Duke's Most Efficient Plant Not Efficient Enough For EPA Rule

Duke’s Edwardsport plant in Indiana is a “coal gasification” plant, meaning the coal gets turned into a gas and some of the pollutants get filtered out, before moving into the turbine.  Company spokesman Chad Eaton says it is the most efficient coal plant in the country, since opening this summer. But, even it would surpass the limit the EPA announced today on the amount of emissions new coal power plants will be able to release.

An infographic of the Edwardsport plant's coal gasification process. Duke calls the Edwardsport plant one of the most efficient in the world, but it still emits carbon at a level that exceeds the new EPA rule.
An infographic of the Edwardsport plant's coal gasification process. Duke calls the Edwardsport plant one of the most efficient in the world, but it still emits carbon at a level that exceeds the new EPA rule.
Credit Duke Energy

  The EPA will cap coal emissions at 1100 pounds of carbon dioxide per megawatt hour (lbs/MWh), about a third less than the 1,500 lbs/MWh the newest plants emit, according to the World Coal Association.

“We don’t believe that technology commercially exists right now,” says Chad Eaton, a Duke Energy spokesman.

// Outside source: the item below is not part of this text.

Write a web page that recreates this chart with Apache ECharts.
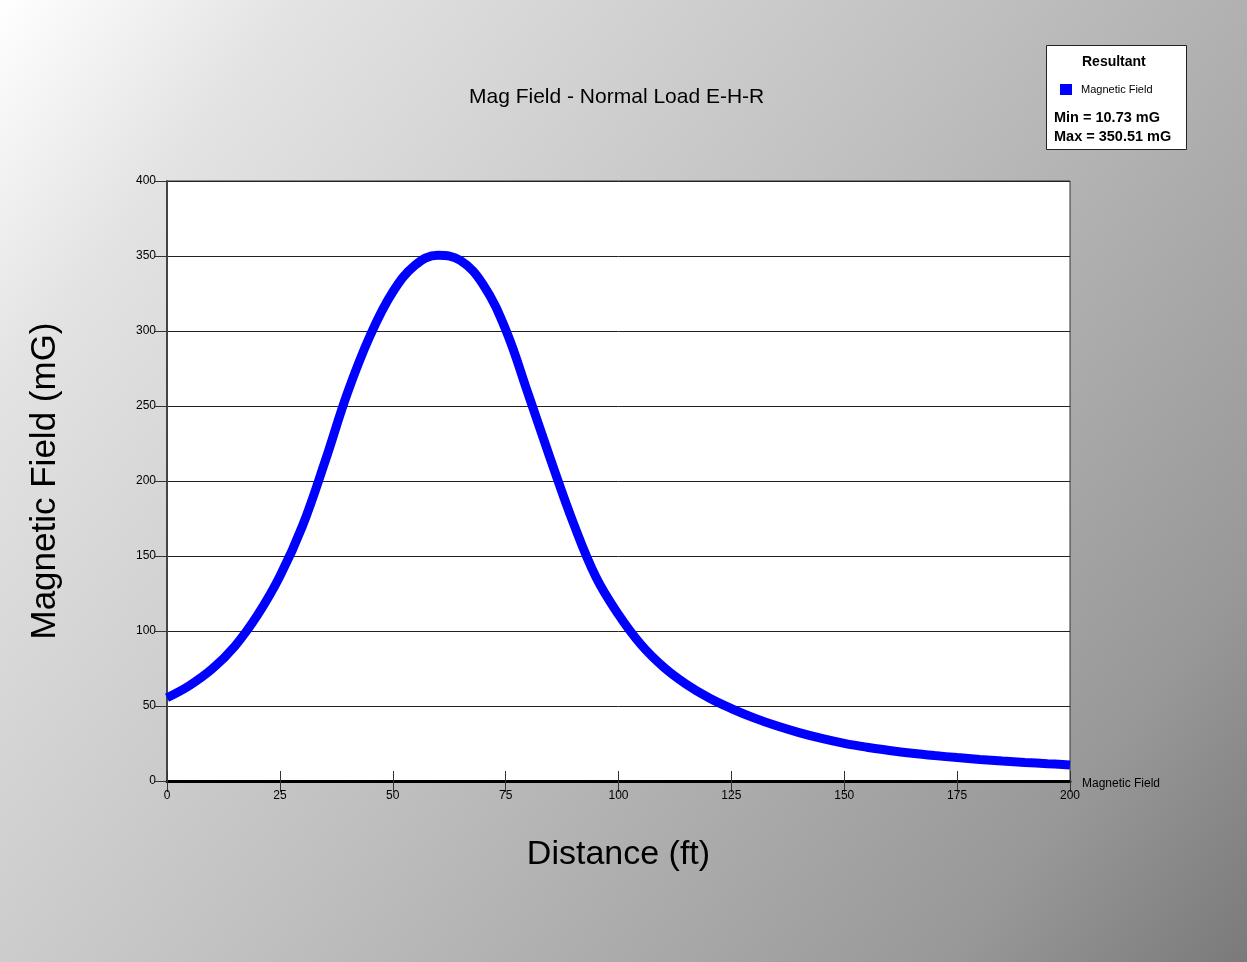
<!DOCTYPE html>
<html>
<head>
<meta charset="utf-8">
<script src="https://cdn.jsdelivr.net/npm/echarts@6/dist/echarts.min.js"></script>
<style>
  html, body { margin: 0; padding: 0; }
  #chart { width: 1247px; height: 962px; }
</style>
</head>
<body>
<div id="chart"></div>
<script>
// Lateral profile of the resultant magnetic field, every 5 ft
const distanceFt = [0, 5, 10, 15, 20, 25, 30, 35, 40, 45, 50, 55, 60, 65, 70, 75, 80, 85, 90, 95, 100,
  105, 110, 115, 120, 125, 130, 135, 140, 145, 150, 155, 160, 165, 170, 175, 180, 185, 190, 195, 200];
const fieldMG = [55.5, 63.7, 74.7, 89.8, 110.4, 136.5, 170, 213, 259, 297, 326, 344, 350.51, 347, 331, 301, 258, 214, 172, 136, 111,
  90.9, 75.9, 64.5, 55.5, 48.3, 42.1, 36.8, 32.3, 28.4, 25.1, 22.5, 20.35, 18.5, 16.95, 15.6, 14.4, 13.33, 12.38, 11.52, 10.73];
const xTicks = { min: 0, max: 200, step: 25 };
const yTicks = { min: 0, max: 400, step: 50 };
const seriesName = 'Magnetic Field';

const points = distanceFt.map((d, i) => [d, fieldMG[i]]);
const minVal = Math.min(...fieldMG);
const maxVal = Math.max(...fieldMG);

const chart = echarts.init(document.getElementById('chart'));
const font = 'Liberation Sans, Arial, sans-serif';

chart.setOption({
  backgroundColor: {
    type: 'linear', x: 0, y: 0, x2: 1, y2: 1,
    colorStops: [
      { offset: 0, color: '#ffffff' },
      { offset: 0.15, color: '#e3e3e3' },
      { offset: 0.5, color: '#bfbfbf' },
      { offset: 0.85, color: '#989898' },
      { offset: 1, color: '#7a7a7a' }
    ]
  },
  animation: false,
  title: {
    text: 'Mag Field - Normal Load E-H-R',
    left: 464, top: 82,
    textStyle: { fontFamily: font, fontSize: 21, fontWeight: 'normal', color: '#000' }
  },
  legend: {
    data: [{ name: seriesName, icon: 'rect' }],
    left: 1060, top: 84, padding: 0,
    itemWidth: 12, itemHeight: 11,
    textStyle: { fontFamily: font, fontSize: 11, color: '#000', padding: [0, 0, 0, 4] }
  },
  grid: {
    left: 167, right: 177, top: 181, bottom: 181,
    show: true, backgroundColor: '#ffffff', borderColor: '#333', borderWidth: 1
  },
  xAxis: [{
    type: 'value', min: xTicks.min, max: xTicks.max, interval: xTicks.step,
    name: 'Distance (ft)', nameLocation: 'middle', nameGap: 57,
    nameTextStyle: { fontFamily: font, fontSize: 34, color: '#000' },
    axisLine: { show: true, lineStyle: { color: '#000', width: 3 } },
    axisTick: { show: true, inside: true, length: 10, lineStyle: { color: '#333', width: 1 } },
    axisLabel: { fontFamily: font, fontSize: 12, color: '#000', margin: 9 },
    splitLine: { show: false }
  }, {
    type: 'value', min: xTicks.min, max: xTicks.max, interval: xTicks.step, position: 'bottom',
    axisLine: { show: false },
    axisTick: { show: true, inside: false, length: 11, lineStyle: { color: '#333', width: 1 } },
    axisLabel: { show: false },
    splitLine: { show: false }
  }],
  yAxis: {
    type: 'value', min: yTicks.min, max: yTicks.max, interval: yTicks.step,
    name: 'Magnetic Field (mG)', nameLocation: 'middle', nameGap: 104,
    nameTextStyle: { fontFamily: font, fontSize: 35, color: '#000' },
    axisLine: { show: true, lineStyle: { color: '#444', width: 2 } },
    axisTick: { show: true, length: 12, lineStyle: { color: '#333', width: 1 } },
    axisLabel: { fontFamily: font, fontSize: 12, color: '#000', margin: 11 },
    splitLine: { show: true, lineStyle: { color: '#222', width: 1 } }
  },
  series: [{
    name: seriesName,
    type: 'line',
    data: points,
    smooth: 0.4,
    showSymbol: false,
    color: '#0000ff',
    lineStyle: { color: '#0000ff', width: 9 },
    z: 5
  }],
  graphic: [
    {
      type: 'rect', left: 1046, top: 45, z: -1,
      shape: { width: 140, height: 104 },
      style: { fill: '#ffffff', stroke: '#222', lineWidth: 1 }
    },
    {
      type: 'text', left: 1082, top: 55,
      style: { text: 'Resultant', font: 'bold 14px ' + font, fill: '#000' }
    },
    {
      type: 'text', left: 1054, top: 110,
      style: { text: 'Min = ' + minVal.toFixed(2) + ' mG', font: 'bold 14.5px ' + font, fill: '#000' }
    },
    {
      type: 'text', left: 1054, top: 129,
      style: { text: 'Max = ' + maxVal.toFixed(2) + ' mG', font: 'bold 14.5px ' + font, fill: '#000' }
    },
    {
      type: 'text', left: 1082, top: 778,
      style: { text: seriesName, font: '12px ' + font, fill: '#000' }
    }
  ]
});
</script>
</body>
</html>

Eaton says companies would have to develop new technology to capture and store carbon. Some companies have begun research and development on carbon capture for coal plants, but no coal plants have actually installed the technology. Duke built the Edwardsport plant with the capability to install it later.

Duke also has no current plans for new coal plants, but it and other power companies are basically arguing the new EOA rule removes them from future discussion. And, they argue, that will create a problem down the line for a nation that relies on coal more than any other fuel source.

“We’ve got to maintain the diverse fuel mix, and coal has to big part of that fuel mix going forward,” says Eaton. “That’s essential for the country, and it’s essential for us from an affordability standpoint and a reliability standpoint.”

Coal is the highest emitting fossil fuel and it’s the world’s single biggest source of carbon pollution. The EPA estimates it accounted for about 45 percent of total carbon emissions in 2010.